Professor Chris Chapple
Secretary General, EAU
‘As men get older it is said that he who is master of his destiny often becomes a servant to his bladder’
When it comes to seeking advice, it is often men who prefer to put things off. But this ‘wait and see’ approach can often be detrimental to their quality of life.
After all, both men and women are predisposed to urinary tract problems – especially as they get older. As of the age of 50, more men suffer from increased urinary frequency which may disturb sleep and generally interfere with quality of life. It is therefore perhaps no surprise that with an ageing population, an increase in diseases affecting function of the bladder and male erectile function, such as diabetes and obesity, occur.
Men find it hard to talk about symptoms
Men tend to make light of the situation and whilst this can be all well and good for raising the spirits, there is very much an attitude of ‘it won’t happen to me’. And certainly, although it is common, voiding difficulty, increased urinary frequency, erectile dysfunction or more sinister findings such as finding blood in your urine are topics that men might find hard to open up about. It is important for them to speak up and realise that some conditions such as prostate cancer can develop silently.
Men need to accept that there is a strong likelihood that they or someone they know will suffer a urological condition at some stage of their lives.
A lot of information on urological issues can be found on the internet. Some of this information comes from trusted authorities, like hospitals, but quite a lot of it comes from unreliable and biased sources. It is important to look for a dependable source of patient information on the internet like EAU Patient Information, enabling patients and their family to educate themselves more easily.
Finding the right information, from the right sources
To that end, as healthcare professionals, we are perhaps guilty of using jargon that can mystify our patients slightly.
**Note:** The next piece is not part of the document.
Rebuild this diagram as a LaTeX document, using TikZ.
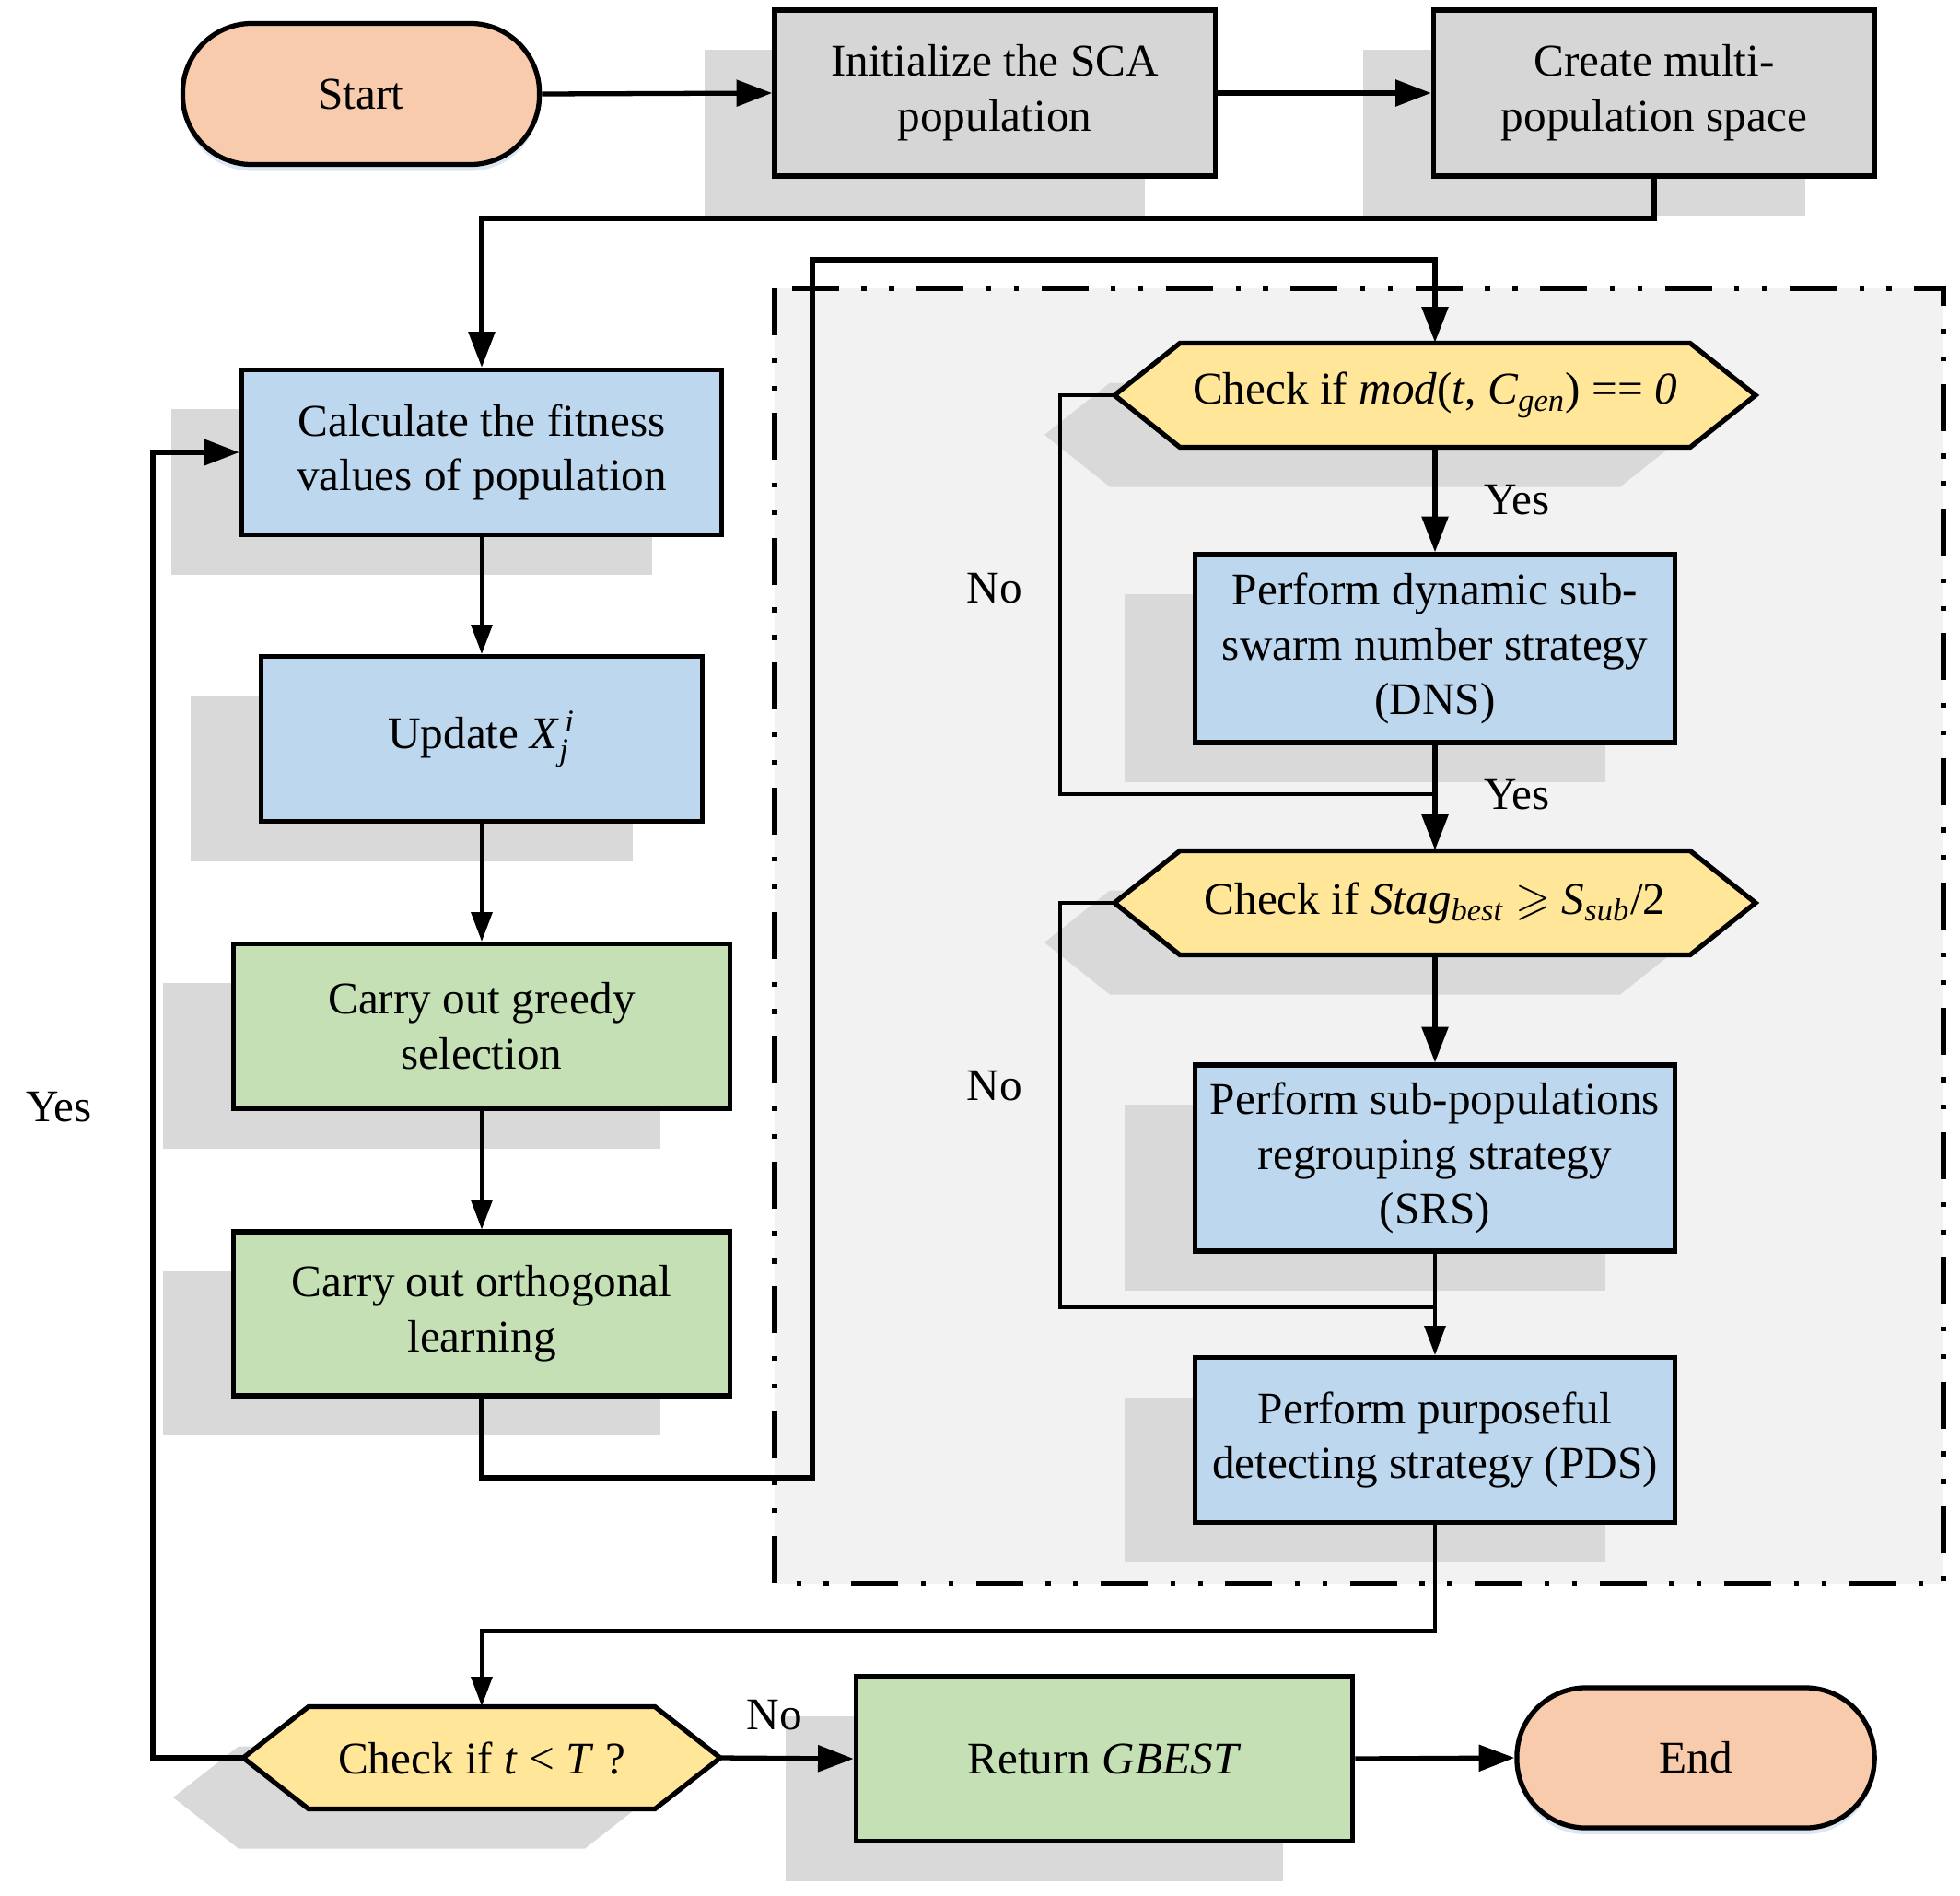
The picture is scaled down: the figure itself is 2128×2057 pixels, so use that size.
\documentclass[tikz,border=0pt]{standalone}
\usepackage{fontspec}
\setmainfont{Liberation Serif}
\usepackage{amsmath,amssymb}
\usetikzlibrary{arrows.meta,shadows,calc}
\definecolor{peach}{HTML}{F8CBAD}
\definecolor{boxgray}{HTML}{D6D6D6}
\definecolor{shadowc}{HTML}{D9D9D9}
\definecolor{bluef}{HTML}{BDD7EE}
\definecolor{greenf}{HTML}{C5E0B4}
\definecolor{hexy}{HTML}{FFE699}
\definecolor{panel}{HTML}{F2F2F2}
\definecolor{glow}{HTML}{DDE7F3}
\newcommand{\fs}{\fontsize{14}{17}\selectfont}
\newcommand{\hexbox}[6]{%
 \fill[shadowc] ({#2-#4/2-76},{#3+43}) -- ({#2-#4/2+71-76},{#3-#5/2+43}) -- ({#2+#4/2-71-76},{#3-#5/2+43}) -- ({#2+#4/2-76},{#3+43}) -- ({#2+#4/2-71-76},{#3+#5/2+43}) -- ({#2-#4/2+71-76},{#3+#5/2+43}) -- cycle;
 \draw[line width=1.5pt, fill=hexy] ({#2-#4/2},{#3}) -- ({#2-#4/2+71},{#3-#5/2}) -- ({#2+#4/2-71},{#3-#5/2}) -- ({#2+#4/2},{#3}) -- ({#2+#4/2-71},{#3+#5/2}) -- ({#2-#4/2+71},{#3+#5/2}) -- cycle;
 \node[font=\fs, inner sep=0pt, minimum width={#4*0.01cm}, minimum height={#5*0.01cm}] (#1) at (#2,#3) {#6};
}
\begin{document}
\begin{tikzpicture}[x=0.01cm,y=-0.01cm,
  box/.style={draw=black, line width=1.5pt, font=\fs, align=center, inner sep=2pt,
    drop shadow={shadow xshift=-0.76cm, shadow yshift=-0.43cm, fill=shadowc, opacity=1}},
  term/.style={draw=black, line width=1.5pt, fill=peach, rounded corners=0.75cm, font=\fs,
    minimum width=3.87cm, minimum height=1.53cm,
    drop shadow={shadow xshift=0cm, shadow yshift=-0.07cm, fill=glow, opacity=1}},
  conn/.style={line width=1.5pt, -{Triangle[length=11pt,width=8pt]}},
  thinconn/.style={line width=1pt, -{Triangle[length=9pt,width=6.5pt]}},
  plain/.style={line width=1.1pt},
  lbl/.style={font=\fs},
  dashbox/.style={line width=1.5pt, fill=panel, dash pattern=on 14.5pt off 7pt on 1.5pt off 7pt on 1.5pt off 7pt}
]
\useasboundingbox (0,0) rectangle (2128,2057);

% panel
\draw[dashbox] (841,313) rectangle (2110,1719);

% top row
\node[term] (start) at (392,102) {Start};
\node[box, fill=boxgray, minimum width=4.78cm, minimum height=1.8cm] (init) at (1080,101) {Initialize the SCA\\population};
\node[box, fill=boxgray, minimum width=4.79cm, minimum height=1.8cm] (create) at (1796,101) {Create multi-\\population space};

% left column
\node[box, fill=bluef, minimum width=5.21cm, minimum height=1.79cm] (calc) at (523,491) {Calculate the fitness\\values of population};
\node[box, fill=bluef, minimum width=4.79cm, minimum height=1.79cm] (update) at (523,802) {Update \textit{X}$_{\textit{j}}^{\,\textit{i}}$};
\node[box, fill=greenf, minimum width=5.39cm, minimum height=1.79cm] (greedy) at (523,1114) {Carry out greedy\\selection};
\node[box, fill=greenf, minimum width=5.39cm, minimum height=1.78cm] (orth) at (523,1426) {Carry out orthogonal\\learning};

% right column
\hexbox{c1}{1558}{429}{696}{113}{Check if \textit{mod}(\textit{t}, \textit{C}$_{\textit{gen}}$) == \textit{0}}
\node[box, fill=bluef, minimum width=5.21cm, minimum height=2.04cm] (dns) at (1558,704) {Perform dynamic sub-\\swarm number strategy\\(DNS)};
\hexbox{c2}{1558}{980}{696}{113}{Check if \textit{Stag}$_{\textit{best}}$ $\geqslant$ \textit{S}$_{\textit{sub}}$/2}
\node[box, fill=bluef, minimum width=5.21cm, minimum height=2.02cm] (srs) at (1558,1257) {Perform sub-populations\\regrouping strategy\\(SRS)};
\node[box, fill=bluef, minimum width=5.21cm, minimum height=1.79cm] (pds) at (1558,1563) {Perform purposeful\\detecting strategy (PDS)};

% bottom row
\hexbox{c3}{523}{1908}{518}{111}{Check if \textit{t} < \textit{T} ?}
\node[box, fill=greenf, minimum width=5.39cm, minimum height=1.79cm] (ret) at (1199,1909) {Return \textit{GBEST}};
\node[term, minimum width=3.88cm, minimum height=1.52cm] (end) at (1841,1908) {End};

% coordinates for routes
\coordinate (r1) at (523,237);
\coordinate (r2) at (882,1604);
\coordinate (r3) at (882,282);
\coordinate (nx) at (1151,862);
\coordinate (ny) at (1151,1419);
\coordinate (r4) at (523,1770);
\coordinate (yx) at (166,1908);

% connectors
\draw[conn] (start.east) -- (init.west);
\draw[conn] (init.east) -- (create.west);
\draw[conn] (create.south) -- (create.south |- r1) -- (r1) -- (calc.north);
\draw[thinconn] (calc.south) -- (update.north);
\draw[thinconn] (update.south) -- (greedy.north);
\draw[thinconn] (greedy.south) -- (orth.north);
\draw[conn] (orth.south) -- (orth.south |- r2) -- (r2) -- (r3) -- (c1.north |- r3) -- (c1.north);
\draw[conn] (c1.south) -- (dns.north);
\draw[plain] (c1.west) -- (c1.west -| nx) -- (nx) -- (dns.south |- nx);
\draw[conn] (dns.south) -- (c2.north);
\draw[plain] (c2.west) -- (c2.west -| ny) -- (ny) -- (srs.south |- ny);
\draw[conn] (c2.south) -- (srs.north);
\draw[thinconn] (srs.south) -- (pds.north);
\draw[thinconn] (pds.south) -- (pds.south |- r4) -- (r4) -- (c3.north);
\draw[conn] (c3.west) -- (yx) -- (yx |- calc.west) -- (calc.west);
\draw[conn] (c3.east) -- (ret.west);
\draw[conn] (ret.east) -- (end.west);

% labels
\node[lbl] (yes1) at (1647,543) {Yes};
\node[lbl] (no1) at (1080,639) {No};
\node[lbl] (yes2) at (1647,863) {Yes};
\node[lbl] (no2) at (1080,1179) {No};
\node[lbl] (yes3) at (64,1202) {Yes};
\node[lbl] (no3) at (841,1862) {No};
\end{tikzpicture}
\end{document}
There is so much information out there that urological health can seem very confusing to someone unaware of typical symptoms or treatments. It is a urologists job to advise and guide patients and facilitate a patients’ struggles to find recent and up-to-date material.
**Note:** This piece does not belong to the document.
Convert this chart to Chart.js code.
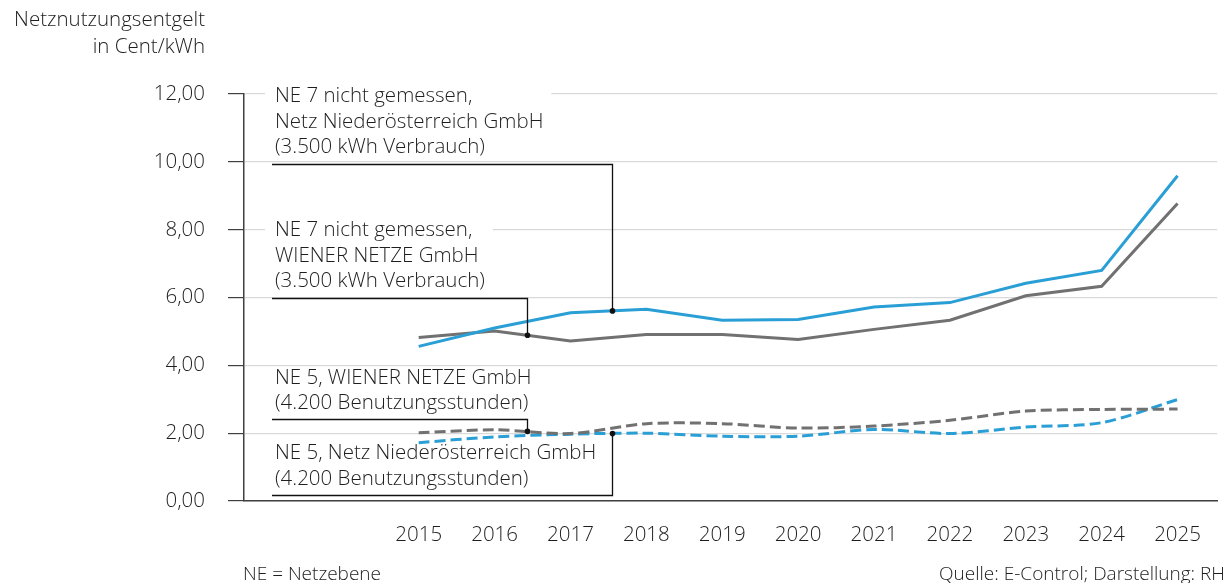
<!DOCTYPE html>
<html>
<head>
<meta charset="utf-8">
<script src="https://cdn.jsdelivr.net/npm/chart.js@4.4.1/dist/chart.umd.min.js"></script>
<style>
  html, body { margin: 0; padding: 0; background: #fff; }
  #wrap { width: 1223px; height: 583px; position: relative; }
</style>
</head>
<body>
<div id="wrap"><canvas id="netzChart"></canvas></div>
<script>
const years = [2015, 2016, 2017, 2018, 2019, 2020, 2021, 2022, 2023, 2024, 2025];
const ne7Noe = [4.56, 5.10, 5.55, 5.65, 5.33, 5.35, 5.72, 5.85, 6.42, 6.80, 9.59];
const ne7Wien = [4.82, 5.01, 4.72, 4.91, 4.91, 4.76, 5.06, 5.33, 6.05, 6.33, 8.77];
const ne5Wien = [2.01, 2.10, 1.99, 2.28, 2.28, 2.15, 2.21, 2.38, 2.65, 2.70, 2.71];
const ne5Noe = [1.72, 1.89, 1.97, 2.00, 1.91, 1.91, 2.11, 1.99, 2.18, 2.31, 2.99];
const yTicks = [0, 2, 4, 6, 8, 10, 12];

const yTitle = ["Netznutzungsentgelt", "in Cent/kWh"];
const footLeft = "NE = Netzebene";
const footRight = "Quelle: E-Control; Darstellung: RH";

const color = {
  blue: "#2a9fd6",
  gray: "#717171",
  text: "#1e1e1e",
  axis: "#404040",
  grid: "#d9d9d9"
};
const font = '"Open Sans", sans-serif';
const fontSize = 20.5;

// label boxes with leader lines; base = value of the underline on the y scale
const notes = [
  { lines: ["NE 7 nicht gemessen,", "Netz Niederösterreich GmbH", "(3.500 kWh Verbrauch)"], data: ne7Noe, at: 2017.55, base: 9.95 },
  { lines: ["NE 7 nicht gemessen,", "WIENER NETZE GmbH", "(3.500 kWh Verbrauch)"], data: ne7Wien, at: 2016.43, base: 6.0 },
  { lines: ["NE 5, WIENER NETZE GmbH", "(4.200 Benutzungsstunden)"], data: ne5Wien, at: 2016.43, base: 2.41 },
  { lines: ["NE 5, Netz Niederösterreich GmbH", "(4.200 Benutzungsstunden)"], data: ne5Noe, at: 2017.55, base: 0.18 }
];

/**
 * linear value of a series between two years
 */
function valueAt(data, year) {
  const i = Math.floor(year - years[0]);
  const f = year - years[0] - i;
  return data[i] + (data[i + 1] - data[i]) * f;
}

function points(data) {
  return data.map((v, i) => ({ x: years[i], y: v }));
}

const notePlugin = {
  id: "notes",
  beforeDatasetsDraw(chart) {
    const { ctx, chartArea, scales } = chart;
    ctx.save();
    ctx.font = "300 " + fontSize + "px " + font;
    ctx.textBaseline = "middle";
    notes.forEach(n => {
      const base = scales.y.getPixelForValue(n.base);
      const left = chartArea.left + 31;
      const w = Math.max(...n.lines.map(l => ctx.measureText(l).width));
      const firstMid = base - 16 - 25.5 * (n.lines.length - 1);
      ctx.fillStyle = "#fff";
      ctx.fillRect(left - 10, firstMid - 10, w + 18, base - firstMid + 6);
      ctx.fillStyle = color.text;
      n.lines.forEach((l, k) => ctx.fillText(l, left, firstMid + 25.5 * k));
    });
    ctx.restore();
  },
  afterDatasetsDraw(chart) {
    const { ctx, chartArea, scales } = chart;
    ctx.save();
    ctx.strokeStyle = "#111";
    ctx.fillStyle = "#111";
    ctx.lineWidth = 1.3;
    notes.forEach(n => {
      const base = Math.round(scales.y.getPixelForValue(n.base)) + 0.5;
      const ax = Math.round(scales.x.getPixelForValue(n.at)) + 0.5;
      const ay = scales.y.getPixelForValue(valueAt(n.data, n.at));
      ctx.beginPath();
      ctx.moveTo(chartArea.left + 28, base);
      ctx.lineTo(ax, base);
      ctx.lineTo(ax, ay);
      ctx.stroke();
      ctx.beginPath();
      ctx.arc(ax, ay, 2.8, 0, Math.PI * 2);
      ctx.fill();
    });
    ctx.restore();
  },
  afterDraw(chart) {
    const { ctx, chartArea } = chart;
    ctx.save();
    ctx.font = "300 " + fontSize + "px " + font;
    ctx.fillStyle = color.text;
    ctx.textBaseline = "middle";
    ctx.textAlign = "right";
    ctx.fillText(yTitle[0], 205, 20);
    ctx.fillText(yTitle[1], 205, 47);
    ctx.font = "300 19px " + font;
    ctx.fillText(footRight, chart.width + 2, 575);
    ctx.textAlign = "left";
    ctx.fillText(footLeft, chartArea.left - 1, 575);
    ctx.restore();
  }
};

new Chart(document.getElementById("netzChart"), {
  type: "line",
  data: {
    datasets: [
      { label: "NE 7 nicht gemessen, Netz Niederösterreich GmbH", data: points(ne7Noe), borderColor: color.blue, borderWidth: 3, tension: 0 },
      { label: "NE 7 nicht gemessen, WIENER NETZE GmbH", data: points(ne7Wien), borderColor: color.gray, borderWidth: 3, tension: 0 },
      { label: "NE 5, WIENER NETZE GmbH", data: points(ne5Wien), borderColor: color.gray, borderWidth: 3, borderDash: [11, 5], tension: 0.3 },
      { label: "NE 5, Netz Niederösterreich GmbH", data: points(ne5Noe), borderColor: color.blue, borderWidth: 3, borderDash: [11, 5], tension: 0.3 }
    ]
  },
  options: {
    responsive: true,
    maintainAspectRatio: false,
    animation: false,
    events: [],
    elements: { point: { radius: 0 }, line: { borderCapStyle: "butt", fill: false } },
    layout: { padding: { top: 94, right: 1, left: 0, bottom: 0 } },
    plugins: { legend: { display: false }, tooltip: { enabled: false }, title: { display: false } },
    scales: {
      x: {
        type: "linear",
        min: 2012.698,
        max: 2025.524,
        afterBuildTicks: s => { s.ticks = years.map(v => ({ value: v })); },
        afterFit: s => { s.height = 82; },
        grid: { display: false, drawTicks: false },
        border: { display: true, color: color.axis, width: 1.5 },
        ticks: { color: color.text, font: { family: font, size: fontSize, weight: 300 }, padding: 22, maxRotation: 0, callback: v => String(v) }
      },
      y: {
        min: 0,
        max: 12,
        afterBuildTicks: s => { s.ticks = yTicks.map(v => ({ value: v })); },
        afterFit: s => { s.width = 244; },
        grid: { color: color.grid, lineWidth: 1.2, tickColor: color.axis, tickLength: 16, drawTicks: true },
        border: { display: true, color: color.axis, width: 1.5 },
        ticks: { color: color.text, font: { family: font, size: fontSize, weight: 300 }, padding: 23, callback: v => v.toFixed(2).replace(".", ",") }
      }
    }
  },
  plugins: [notePlugin]
});
</script>
</body>
</html>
If men and their families are well-informed they can better face the reality of these problems. I believe this could empower them to take more ownership of their medical care and facilitate their decisions.
Women tend to have more open and frank conversations about urological health. This means that, often, a male patient will only present when accompanied by their partner, in many cases one fed up of being woken in the night by frequent bathroom visits! The urologist is to me exactly like the gynaecologists’ role for women, dealing with all aspects of urinary abnormalities for both men and women.
Men need to accept that there is a strong likelihood that they or someone they know will suffer a urological condition at some stage of their lives. Having knowledgeable resources or the ability to ask a healthcare professional, are important tools that more men should access.
However, only by talking more openly about these conditions and spreading this information can we really equip the people who might need it the most.